▸ Directive
Only the lines from the start of the data through the line with "const fitRatioShortedY = [0, -0.0077];" belong in the copy. Restate them word for word, minus the pictures.

▸ Material provided
☆ ☆ ☆ ☆ ☆ ☆ ☆

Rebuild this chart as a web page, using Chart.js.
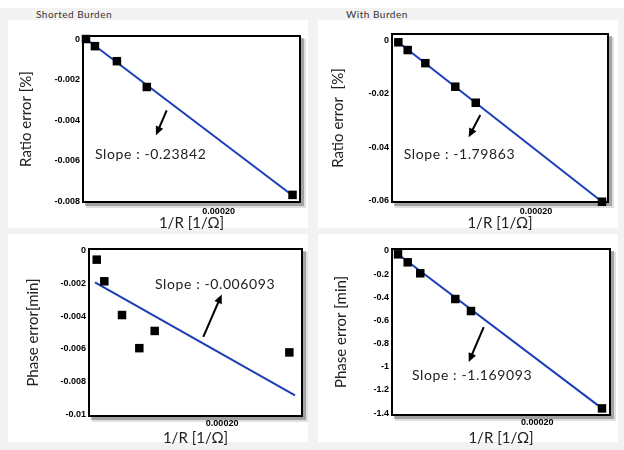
<!DOCTYPE html>
<html>
<head>
<meta charset="utf-8">
<script src="https://cdn.jsdelivr.net/npm/chart.js@4.4.1/dist/chart.umd.min.js"></script>
<style>
  html, body { margin: 0; padding: 0; background: #ffffff; }
  #wrap { position: relative; width: 624px; height: 450px; overflow: hidden; background: #ffffff; }
  .bg { position: absolute; background: #f2f2f2; }
  .panel { position: absolute; background: #ffffff; }
  .hdr { position: absolute; font-family: Lato, "Open Sans", sans-serif; font-size: 10px; color: #333; letter-spacing: 0.5px; }
  canvas { position: absolute; }
</style>
</head>
<body>
<div id="wrap">
  <div class="bg" style="left:0;top:8px;width:624px;height:442px;"></div>
  <div class="panel" style="left:8px;top:20px;width:300px;height:208px;"></div>
  <div class="panel" style="left:318px;top:20px;width:300px;height:208px;"></div>
  <div class="panel" style="left:8px;top:234px;width:300px;height:208px;"></div>
  <div class="panel" style="left:318px;top:234px;width:300px;height:208px;"></div>
  <div class="hdr" style="left:36px;top:8px;">Shorted Burden</div>
  <div class="hdr" style="left:346px;top:8px;">With Burden</div>
  <canvas id="c1" width="312" height="232" style="left:0;top:0;"></canvas>
  <canvas id="c2" width="312" height="232" style="left:312px;top:0;"></canvas>
  <canvas id="c3" width="312" height="218" style="left:0;top:232px;"></canvas>
  <canvas id="c4" width="312" height="218" style="left:312px;top:232px;"></canvas>
</div>
<script>
// ---------- data ----------
const xRatioShorted = [0.0000044, 0.0000176, 0.00005, 0.0000941, 0.000309];
const ratioShorted  = [0, -0.00035, -0.00109, -0.00236, -0.00767];
const fitRatioShortedX = [0.0000044, 0.000309];
const fitRatioShortedY = [0, -0.0077];

const xRatioWith = [0.0000088, 0.0000218, 0.0000463, 0.0000879, 0.0001163, 0.0002917];
const ratioWith  = [-0.0007, -0.0036, -0.0085, -0.0173, -0.0233, -0.0603];
const fitRatioWithX = [0.0000088, 0.0002917];
const fitRatioWithY = [-0.0007, -0.0603];

const xPhaseShorted = [0.0000116, 0.000023, 0.0000496, 0.0000756, 0.0000987, 0.000301];
const phaseShorted  = [-0.00056, -0.00188, -0.00394, -0.00596, -0.00491, -0.00622];
const fitPhaseShortedX = [0.000009, 0.0003095];
const fitPhaseShortedY = [-0.00194, -0.00884];

const xPhaseWith = [0.0000083, 0.0000216, 0.0000389, 0.0000871, 0.0001087, 0.000289];
const phaseWith  = [-0.029, -0.098, -0.193, -0.415, -0.519, -1.36];
const fitPhaseWithX = [0.0000083, 0.000289];
const fitPhaseWithY = [-0.029, -1.36];

const xTickValues = [0.0002];
const xTickLabels = ['0.00020'];
const yTicksRatioShorted = [0, -0.002, -0.004, -0.006, -0.008];
const yTicksRatioWith = [0, -0.02, -0.04, -0.06];
const yTicksPhaseShorted = [0, -0.002, -0.004, -0.006, -0.008, -0.01];
const yTicksPhaseWith = [0, -0.2, -0.4, -0.6, -0.8, -1, -1.2, -1.4];

const slopeLabels = ['Slope : -0.23842', 'Slope : -1.79863', 'Slope : -0.006093', 'Slope : -1.169093'];
const xTitle = '1/R [1/\u03A9]';
const yTitles = ['Ratio error [%]', 'Ratio error  [%]', 'Phase error[min]', 'Phase error [min]'];

// ---------- plugins ----------
const framePlugin = {
  id: 'frame',
  beforeDatasetsDraw(chart) {
    const a = chart.chartArea, ctx = chart.ctx;
    ctx.save();
    ctx.fillStyle = 'rgba(0,0,0,0.28)';
    ctx.fillRect(a.left + 2, a.top + 2, a.right - a.left + 2, a.bottom - a.top + 2);
    ctx.fillStyle = 'rgba(0,0,0,0.12)';
    ctx.fillRect(a.left + 3, a.top + 3, a.right - a.left + 3, a.bottom - a.top + 3);
    ctx.fillStyle = '#ffffff';
    ctx.fillRect(a.left, a.top, a.right - a.left, a.bottom - a.top);
    ctx.restore();
  },
  afterDatasetsDraw(chart) {
    const a = chart.chartArea, ctx = chart.ctx;
    ctx.save();
    ctx.strokeStyle = '#000';
    ctx.lineWidth = 2;
    ctx.strokeRect(a.left, a.top, a.right - a.left, a.bottom - a.top);
    // annotation
    const o = chart.options.plugins.annot;
    if (o) {
      const xs = chart.scales.x, ys = chart.scales.y;
      ctx.fillStyle = '#222';
      ctx.font = '14px Lato, "Open Sans", sans-serif';
      try { ctx.letterSpacing = '0.6px'; } catch (e) {}
      ctx.textBaseline = 'middle';
      ctx.textAlign = 'left';
      ctx.fillText(o.text, xs.getPixelForValue(o.tx), ys.getPixelForValue(o.ty));
      try { ctx.letterSpacing = '0px'; } catch (e) {}
      const x1 = xs.getPixelForValue(o.ax[0]), y1 = ys.getPixelForValue(o.ay[0]);
      const x2 = xs.getPixelForValue(o.ax[1]), y2 = ys.getPixelForValue(o.ay[1]);
      ctx.strokeStyle = '#000';
      ctx.lineWidth = 2;
      const ang = Math.atan2(y2 - y1, x2 - x1);
      ctx.beginPath();
      ctx.moveTo(x1, y1);
      ctx.lineTo(x2 - 5 * Math.cos(ang), y2 - 5 * Math.sin(ang));
      ctx.stroke();
      ctx.fillStyle = '#000';
      ctx.beginPath();
      ctx.moveTo(x2, y2);
      ctx.lineTo(x2 - 9 * Math.cos(ang) + 4 * Math.sin(ang), y2 - 9 * Math.sin(ang) - 4 * Math.cos(ang));
      ctx.lineTo(x2 - 9 * Math.cos(ang) - 4 * Math.sin(ang), y2 - 9 * Math.sin(ang) + 4 * Math.cos(ang));
      ctx.closePath();
      ctx.fill();
    }
    ctx.restore();
  }
};

function pts(xs, ys) { return xs.map((x, i) => ({ x: x, y: ys[i] })); }

function makeChart(id, cfg) {
  const tickFont = { family: '"Liberation Sans", Arial, sans-serif', size: 9, weight: 'bold' };
  const titleFont = { family: 'Lato, "Open Sans", sans-serif', size: 15 };
  return new Chart(document.getElementById(id), {
    type: 'scatter',
    data: {
      datasets: [
        {
          data: pts(cfg.x, cfg.y),
          pointStyle: 'rect',
          pointRadius: 6,
          pointHoverRadius: 6,
          backgroundColor: '#000',
          borderColor: '#000',
          borderWidth: 0,
          showLine: false,
          clip: false
        },
        {
          data: pts(cfg.fx, cfg.fy),
          showLine: true,
          pointRadius: 0,
          borderColor: '#1a3db8',
          borderWidth: 2,
          fill: false,
          clip: false
        }
      ]
    },
    options: {
      responsive: false,
      animation: false,
      events: [],
      layout: { padding: { top: cfg.padTop, right: cfg.padRight, left: 0, bottom: 0 } },
      plugins: {
        legend: { display: false },
        tooltip: { enabled: false },
        annot: cfg.annot
      },
      scales: {
        x: {
          type: 'linear',
          min: 0, max: cfg.xMax,
          grid: { display: false, drawTicks: false },
          border: { display: false },
          afterBuildTicks: s => { s.ticks = xTickValues.map(v => ({ value: v })); },
          afterFit: s => { s.height = cfg.xAxisH; },
          ticks: {
            padding: cfg.xTickPad,
            font: tickFont, color: '#000',
            maxRotation: 0,
            callback: (v) => xTickLabels[xTickValues.indexOf(v)]
          },
          title: { display: true, text: xTitle, font: titleFont, color: '#222', padding: { top: 0, bottom: cfg.xTitlePad } }
        },
        y: {
          type: 'linear',
          min: cfg.yMin, max: cfg.yMax,
          grid: { display: false, drawTicks: false },
          border: { display: false },
          afterBuildTicks: s => { s.ticks = cfg.yTicks.map(v => ({ value: v })); },
          afterFit: s => { s.width = cfg.yAxisW; },
          ticks: {
            padding: 3,
            font: tickFont, color: '#000',
            callback: (v) => String(v)
          },
          title: { display: true, text: cfg.yTitle, font: titleFont, color: '#222', padding: { top: cfg.yTitlePad, bottom: 0 } }
        }
      }
    },
    plugins: [framePlugin]
  });
}

makeChart('c1', {
  x: xRatioShorted, y: ratioShorted, fx: fitRatioShortedX, fy: fitRatioShortedY,
  xMax: 0.00032, yMin: -0.00802, yMax: 0.00015, yTicks: yTicksRatioShorted,
  padTop: 36, padRight: 12, xAxisH: 30, yAxisW: 83, xTickPad: 4, xTitlePad: 0, yTitlePad: 17,
  yTitle: yTitles[0],
  annot: { text: slopeLabels[0], tx: 0.0000177, ty: -0.00568, ax: [0.0001234, 0.0001076], ay: [-0.00351, -0.00474] }
});
makeChart('c2', {
  x: xRatioWith, y: ratioWith, fx: fitRatioWithX, fy: fitRatioWithY,
  xMax: 0.0003, yMin: -0.0604, yMax: 0.0024, yTicks: yTicksRatioWith,
  padTop: 34, padRight: 16, xAxisH: 30, yAxisW: 80, xTickPad: 4, xTitlePad: 0, yTitlePad: 17,
  yTitle: yTitles[1],
  annot: { text: slopeLabels[1], tx: 0.0000163, ty: -0.0428, ax: [0.0001226, 0.0001065], ay: [-0.0279, -0.0362] }
});
makeChart('c3', {
  x: xPhaseShorted, y: phaseShorted, fx: fitPhaseShortedX, fy: fitPhaseShortedY,
  xMax: 0.00032, yMin: -0.0101, yMax: 0.00009, yTicks: yTicksPhaseShorted,
  padTop: 17, padRight: 10, xAxisH: 34, yAxisW: 89, xTickPad: 2, xTitlePad: 3, yTitlePad: 24,
  yTitle: yTitles[2],
  annot: { text: slopeLabels[2], tx: 0.0000992, ty: -0.00205, ax: [0.0001717, 0.0001994], ay: [-0.00527, -0.00268] }
});
makeChart('c4', {
  x: xPhaseWith, y: phaseWith, fx: fitPhaseWithX, fy: fitPhaseWithY,
  xMax: 0.0003, yMin: -1.417, yMax: 0.017, yTicks: yTicksPhaseWith,
  padTop: 17, padRight: 14, xAxisH: 35, yAxisW: 80, xTickPad: 2, xTitlePad: 3, yTitlePad: 20,
  yTitle: yTitles[3],
  annot: { text: slopeLabels[3], tx: 0.0000275, ty: -1.076, ax: [0.0001262, 0.0001056], ay: [-0.658, -0.960] }
});
</script>
</body>
</html>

☆ ☆ ☆ ☆ ☆ ☆ ☆

▸ Result
Rebuild this chart as a web page, using Chart.js.
<!DOCTYPE html>
<html>
<head>
<meta charset="utf-8">
<script src="https://cdn.jsdelivr.net/npm/chart.js@4.4.1/dist/chart.umd.min.js"></script>
<style>
  html, body { margin: 0; padding: 0; background: #ffffff; }
  #wrap { position: relative; width: 624px; height: 450px; overflow: hidden; background: #ffffff; }
  .bg { position: absolute; background: #f2f2f2; }
  .panel { position: absolute; background: #ffffff; }
  .hdr { position: absolute; font-family: Lato, "Open Sans", sans-serif; font-size: 10px; color: #333; letter-spacing: 0.5px; }
  canvas { position: absolute; }
</style>
</head>
<body>
<div id="wrap">
  <div class="bg" style="left:0;top:8px;width:624px;height:442px;"></div>
  <div class="panel" style="left:8px;top:20px;width:300px;height:208px;"></div>
  <div class="panel" style="left:318px;top:20px;width:300px;height:208px;"></div>
  <div class="panel" style="left:8px;top:234px;width:300px;height:208px;"></div>
  <div class="panel" style="left:318px;top:234px;width:300px;height:208px;"></div>
  <div class="hdr" style="left:36px;top:8px;">Shorted Burden</div>
  <div class="hdr" style="left:346px;top:8px;">With Burden</div>
  <canvas id="c1" width="312" height="232" style="left:0;top:0;"></canvas>
  <canvas id="c2" width="312" height="232" style="left:312px;top:0;"></canvas>
  <canvas id="c3" width="312" height="218" style="left:0;top:232px;"></canvas>
  <canvas id="c4" width="312" height="218" style="left:312px;top:232px;"></canvas>
</div>
<script>
// ---------- data ----------
const xRatioShorted = [0.0000044, 0.0000176, 0.00005, 0.0000941, 0.000309];
const ratioShorted  = [0, -0.00035, -0.00109, -0.00236, -0.00767];
const fitRatioShortedX = [0.0000044, 0.000309];
const fitRatioShortedY = [0, -0.0077];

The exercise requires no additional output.